Siamo sicuri che tutto questo sia sufficiente per una scienza sociale che si occupa dell’uomo e dei suoi comportamenti? Siamo sicuri che sia in grado di predire, grazie alla sua natura descrittiva, anche senza spiegare? Può una scienza cosi fatta discriminare se questo o quello scopo rappresenta un reale e soggettivo bisogno di quell’individuo o una semplice risposta condizionata ad un dato stimolo, senza definire alcun perché?

Immaginiamo che il nostro psico-robot, ascoltando le generalità di quel paziente riesca a raccogliere una serie di informazioni relative ai siti web visitati, alle parole chiave usate per la ricerca, agli ultimi acquisti effettuati etc.; e che tutto ciò attraverso l’utilizzo di specifici algoritmi permetta di definire il suo attuale stato, dandoci una panoramica della sua vita, delle sue abitudini. Immaginiamo che il nostro paziente abbia acquistato ansiolitici negli ultimi sei mesi; abbia fatto una serie di viste mediche in centri clinici famosi, ripetendo spesso le stesse visite.

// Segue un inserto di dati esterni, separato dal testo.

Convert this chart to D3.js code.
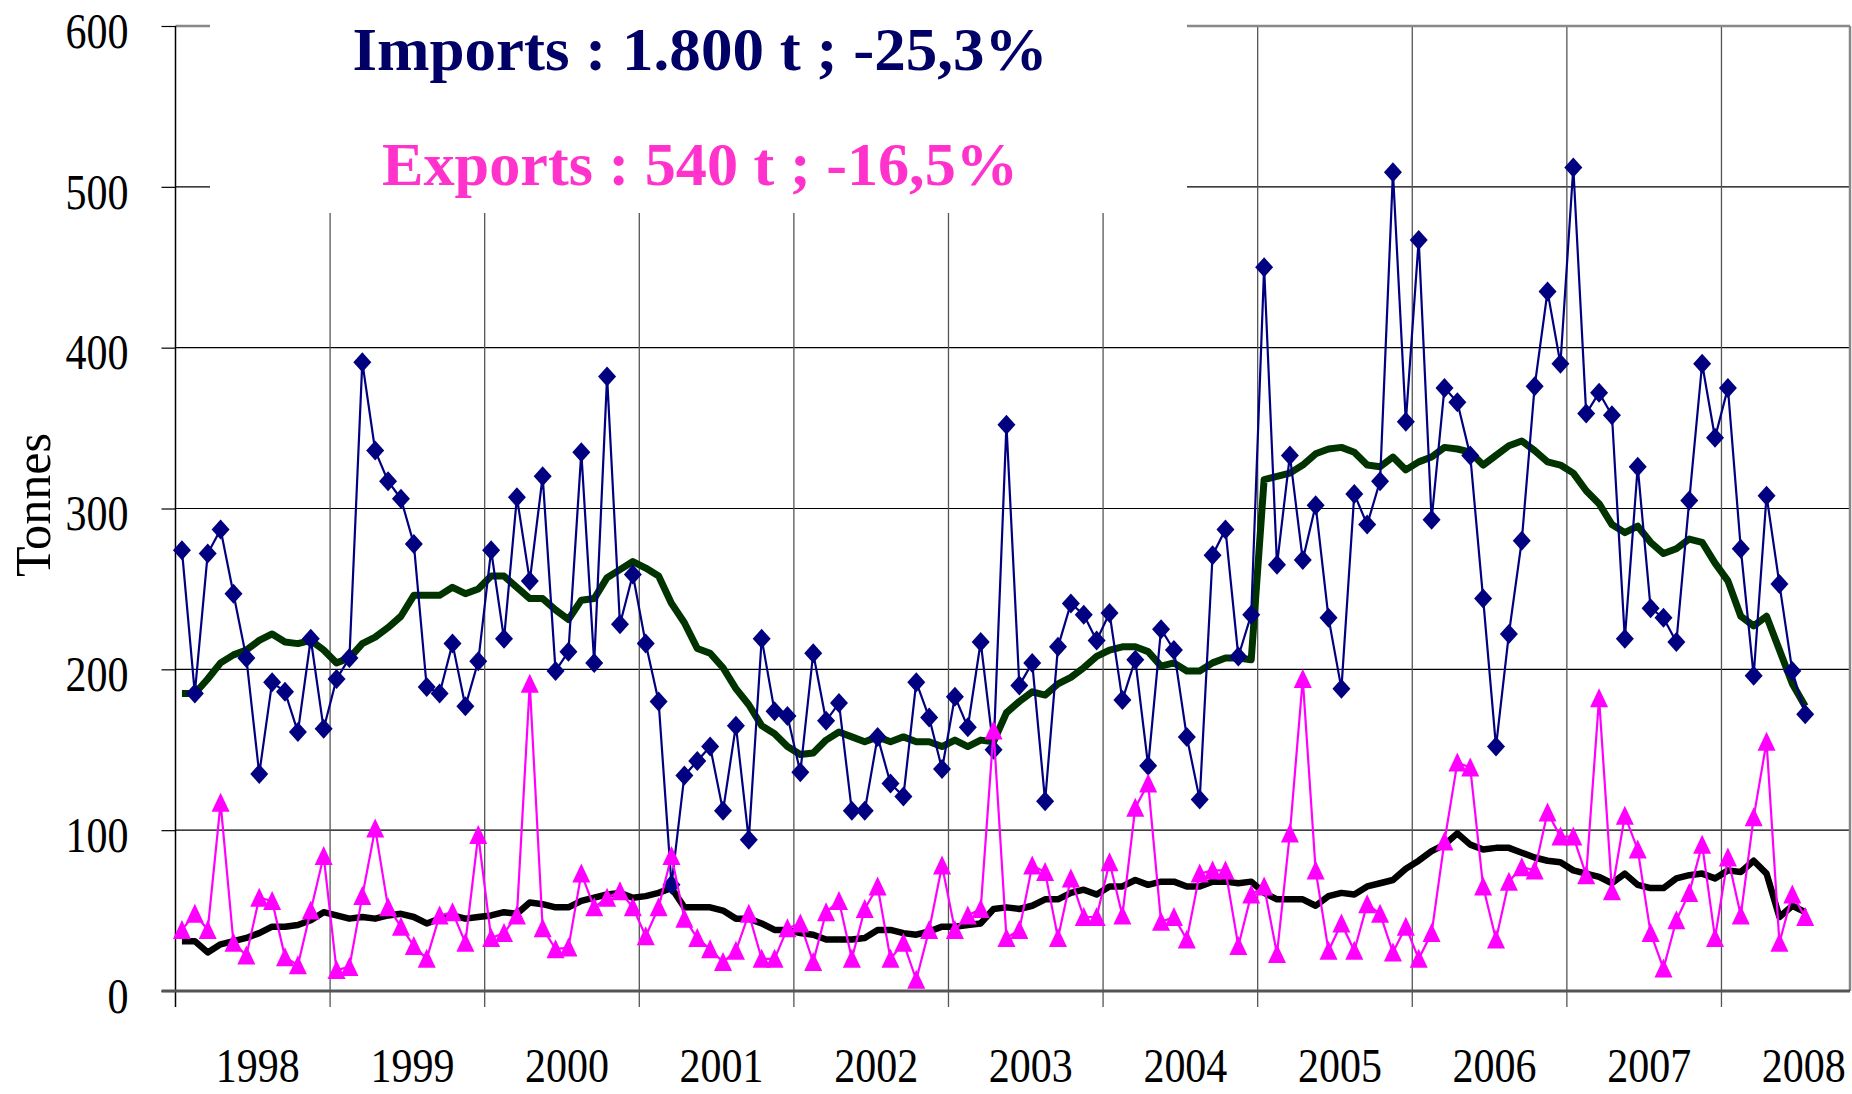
<!DOCTYPE html>
<html>
<head>
<meta charset="utf-8">
<script src="https://cdn.jsdelivr.net/npm/d3@7/dist/d3.min.js"></script>
<style>
	html, body { margin: 0; padding: 0; background: #fff; }
	svg { display: block; }
</style>
</head>
<body>
<svg id="chart"></svg>
<script>
// monthly values, Jan 1998 .. Jul 2008 (tonnes)
var years = ["1998", "1999", "2000", "2001", "2002", "2003", "2004", "2005", "2006", "2007", "2008"];
var yTicks = [0, 100, 200, 300, 400, 500, 600];

var importsMonthly = [
	274, 185, 272, 287, 247, 207, 135, 192, 186, 161, 219, 163,
	194, 207, 391, 336, 317, 306, 278, 189, 185, 216, 177, 205,
	274, 219, 307, 255, 320, 199, 211, 335, 204, 382, 228, 259,
	216, 180, 66, 134, 143, 152, 112, 165, 94, 219, 174, 171,
	136, 210, 168, 179, 112, 112, 158, 129, 121, 192, 170, 138,
	183, 164, 217, 150, 352, 190, 204, 118, 214, 241, 234, 218,
	235, 181, 206, 140, 225, 212, 158, 119, 271, 287, 208, 234,
	450, 265, 333, 268, 302, 232, 188, 309, 290, 317, 509, 354,
	467, 293, 375, 366, 333, 244, 152, 222, 280, 376, 435, 390,
	512, 359, 372, 358, 219, 326, 238, 232, 217, 305, 390, 344,
	375, 275, 196, 308, 253, 199, 172
];

var exportsMonthly = [
	38, 48, 38, 117, 30, 22, 58, 56, 21, 16, 50, 84,
	13, 15, 59, 101, 52, 40, 28, 20, 47, 49, 30, 97,
	33, 36, 47, 191, 39, 26, 27, 73, 52, 58, 62, 52,
	34, 52, 84, 45, 33, 26, 18, 25, 48, 20, 20, 39,
	42, 18, 49, 56, 20, 51, 65, 20, 30, 7, 38, 78,
	38, 47, 51, 162, 33, 38, 78, 74, 33, 70, 46, 46,
	80, 47, 114, 129, 43, 46, 32, 73, 75, 75, 28, 60,
	65, 23, 98, 194, 75, 25, 42, 25, 54, 48, 24, 40,
	20, 36, 93, 142, 139, 65, 32, 68, 77, 75, 111, 96,
	96, 72, 182, 62, 109, 88, 36, 14, 44, 61, 91, 33,
	83, 47, 108, 155, 30, 60, 46
];

var importsTrend = [
	185, 185, 194, 204, 209, 212, 218, 222, 217, 216, 218, 212,
	204, 207, 216, 220, 226, 233, 246, 246, 246, 251, 247, 250,
	258, 258, 251, 244, 244, 237, 231, 243, 244, 257, 262, 267,
	263, 258, 241, 229, 213, 210, 201, 188, 178, 165, 160, 152,
	147, 148, 156, 161, 158, 155, 158, 155, 158, 155, 155, 152,
	156, 152, 156, 155, 173, 180, 186, 184, 191, 195, 201, 208,
	212, 214, 214, 211, 202, 204, 199, 199, 204, 207, 207, 206,
	318, 320, 322, 327, 334, 337, 338, 335, 327, 326, 332, 324,
	329, 332, 338, 337, 335, 327, 333, 339, 342, 336, 329, 327,
	322, 311, 303, 290, 285, 289, 279, 272, 275, 281, 279, 266,
	255, 233, 227, 233, 212, 191, 177
];

var exportsTrend = [
	31, 31, 24, 29, 31, 33, 36, 40, 40, 41, 44, 49,
	47, 45, 46, 45, 47, 48, 46, 42, 45, 47, 45, 46,
	47, 49, 48, 55, 54, 52, 52, 56, 58, 60, 61, 58,
	59, 61, 64, 52, 52, 52, 50, 45, 45, 42, 38, 38,
	36, 35, 32, 32, 32, 33, 38, 38, 36, 35, 37, 40,
	40, 41, 42, 51, 52, 51, 53, 57, 57, 61, 63, 60,
	65, 65, 69, 66, 68, 68, 65, 65, 68, 68, 67, 68,
	61, 57, 57, 57, 53, 59, 61, 60, 65, 67, 69, 76,
	81, 87, 91, 98, 91, 88, 89, 89, 86, 83, 81, 80,
	75, 73, 71, 67, 73, 66, 64, 64, 70, 72, 73, 70,
	75, 74, 81, 73, 46, 53, 49
];

var titleImports = "Imports : 1.800 t ; -25,3%";
var titleExports = "Exports : 540 t ; -16,5%";

(function(){
	'use strict';

	var W = 1852, H = 1094;
	var left = 175.5, right = 1850, top = 26, bottom = 991;
	var monthW = 12.883;
	var serif = "'Liberation Serif', 'Times New Roman', serif";

	var svg = d3.select("#chart").attr("width", W).attr("height", H);
	svg.append("rect").attr("width", W).attr("height", H).attr("fill", "#fff");

	var x = d3.scaleLinear().domain([0, 132]).range([left, left + 132 * monthW]);
	var y = d3.scaleLinear().domain([0, 600]).range([bottom, top]);

	// horizontal gridlines
	svg.append("g")
		.selectAll("line")
		.data(yTicks.filter(function(d){ return d > 0 && d < 600; }))
		.enter().append("line")
		.attr("x1", left).attr("x2", right)
		.attr("y1", function(d){ return y(d); })
		.attr("y2", function(d){ return y(d); })
		.attr("stroke", "#000").attr("stroke-width", 1.2);

	// vertical year gridlines
	var yearStarts = d3.range(1, years.length).map(function(k){ return k * 12; });
	svg.append("g")
		.selectAll("line")
		.data(yearStarts)
		.enter().append("line")
		.attr("x1", function(d){ return x(d); })
		.attr("x2", function(d){ return x(d); })
		.attr("y1", top).attr("y2", bottom + 16)
		.attr("stroke", "#555").attr("stroke-width", 1.3);

	// plot border (top & right)
	svg.append("line").attr("x1", left).attr("x2", right).attr("y1", top).attr("y2", top)
		.attr("stroke", "#888").attr("stroke-width", 2.5);
	svg.append("line").attr("x1", right).attr("x2", right).attr("y1", top).attr("y2", bottom)
		.attr("stroke", "#888").attr("stroke-width", 2.5);

	// white title box hides the grid behind the headline
	svg.append("rect").attr("x", 210).attr("y", 0).attr("width", 977).attr("height", 213).attr("fill", "#fff");

	// y axis
	var yAxis = svg.append("g")
		.attr("transform", "translate(" + left + ",0)")
		.call(d3.axisLeft(y).tickValues(yTicks).tickSize(14).tickPadding(33).tickFormat(d3.format("d")));
	yAxis.select(".domain").remove();
	yAxis.selectAll(".tick line").attr("stroke", "#000").attr("stroke-width", 1.2);
	yAxis.selectAll(".tick text")
		.attr("fill", "#000")
		.style("font-family", serif)
		.style("font-size", "42px")
		.attr("dy", "0.42em")
		.attr("transform", "scale(1,1.2)");
	svg.append("line").attr("x1", left).attr("x2", left).attr("y1", top).attr("y2", bottom + 16)
		.attr("stroke", "#000").attr("stroke-width", 1.5);

	// zero line
	svg.append("line").attr("x1", left - 14).attr("x2", right).attr("y1", bottom).attr("y2", bottom)
		.attr("stroke", "#555").attr("stroke-width", 3);

	// year labels
	svg.append("g")
		.selectAll("text")
		.data(years)
		.enter().append("text")
		.attr("transform", function(d, k){ return "translate(" + (x(k * 12 + 6) + 5) + ",1082) scale(1,1.15)"; })
		.attr("text-anchor", "middle")
		.style("font-family", serif)
		.style("font-size", "42px")
		.attr("fill", "#000")
		.text(function(d){ return d; });

	// y title
	svg.append("text")
		.attr("transform", "translate(50,505) rotate(-90)")
		.attr("text-anchor", "middle")
		.style("font-family", serif)
		.style("font-size", "50px")
		.attr("textLength", 144).attr("lengthAdjust", "spacingAndGlyphs")
		.attr("fill", "#000")
		.text("Tonnes");

	// headline
	svg.append("text")
		.attr("x", 700).attr("y", 70)
		.attr("text-anchor", "middle")
		.style("font-family", serif).style("font-weight", "bold").style("font-size", "62px")
		.attr("textLength", 695).attr("lengthAdjust", "spacingAndGlyphs")
		.attr("fill", "#000066")
		.text(titleImports);
	svg.append("text")
		.attr("x", 700).attr("y", 185)
		.attr("text-anchor", "middle")
		.style("font-family", serif).style("font-weight", "bold").style("font-size", "62px")
		.attr("textLength", 636).attr("lengthAdjust", "spacingAndGlyphs")
		.attr("fill", "#ff33cc")
		.text(titleExports);

	var line = d3.line()
		.x(function(d, i){ return x(i + 0.5); })
		.y(function(d){ return y(d); });

	// trend lines
	svg.append("path").datum(importsTrend).attr("d", line)
		.attr("fill", "none").attr("stroke", "#003300").attr("stroke-width", 7)
		.attr("stroke-linejoin", "round");
	svg.append("path").datum(exportsTrend).attr("d", line)
		.attr("fill", "none").attr("stroke", "#000").attr("stroke-width", 6.5)
		.attr("stroke-linejoin", "round");

	// imports
	svg.append("path").datum(importsMonthly).attr("d", line)
		.attr("fill", "none").attr("stroke", "#000080").attr("stroke-width", 2.2);
	svg.append("g").selectAll("path")
		.data(importsMonthly)
		.enter().append("path")
		.attr("transform", function(d, i){ return "translate(" + x(i + 0.5) + "," + y(d) + ")"; })
		.attr("d", "M0,-10L9,0L0,10L-9,0Z")
		.attr("fill", "#000080");

	// exports
	svg.append("path").datum(exportsMonthly).attr("d", line)
		.attr("fill", "none").attr("stroke", "#ff00ff").attr("stroke-width", 2.2);
	svg.append("g").selectAll("path")
		.data(exportsMonthly)
		.enter().append("path")
		.attr("transform", function(d, i){ return "translate(" + x(i + 0.5) + "," + y(d) + ")"; })
		.attr("d", "M0,-10L9,9L-9,9Z")
		.attr("fill", "#ff00ff");
})();
</script>
</body>
</html>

Immaginiamo che abbia utilizzato parole chiave come ansia, panico, paura di morire, infarto, tachicardia e che abbia ordinato spesso pizza a domicilio e si sia assentato dal lavoro. Immaginiamo che tutte queste informazioni con tante altre a disposizione spingano il nostro paziente a rientrare in un gruppo di persone che come scopo avrà quello di sopravvivere e di eludere la minaccia che stia accadendo qualcosa di male, di catastrofico, tipo avere un infarto.

Quale sarebbe secondo voi il comportamento che il nostro psico-robt consiglierebbe al nostro paziente? Siamo sicuri che consiglierebbe la cosa giusta da fare a quel paziente, considerando la sua soggettività? Come potrebbe consigliare la cosa giusta senza avere i riferimenti teorici e conoscere i modelli dei meccanismi sottostanti a tali comportamenti, indispensabili non solo per spiegare un fenomeno ma anche per definire ciò che accade in lui e cosa può essere più giusto e adeguato?

Il nostro psico-robot avrebbe tante informazioni utili scuramente per predire un comportamento e proporre un prodotto a questa categoria di persone: la miglior pizza a domicilio, una visita medica, una casa al piano terra e senza ascensori, vacanze in posti non lontani da casa e da ospedali; tante informazioni che potrebbero essere utili anche a predire un comportamento sociale di un individuo ma non a modificarlo, perché come ricorda Castelfranchi: “Come si può pensare di cambiare il comportamento delle masse senza cambiare il comportamento degli individui? Come è possibile cambiare il comportamento dell’individuo senza cambiare le idee? Solo conoscendo e rappresentando i meccanismi e le dinamiche nascoste, sottostanti, i micro livelli responsabili degli effetti macro, è possibile intervenire appropriatamente”.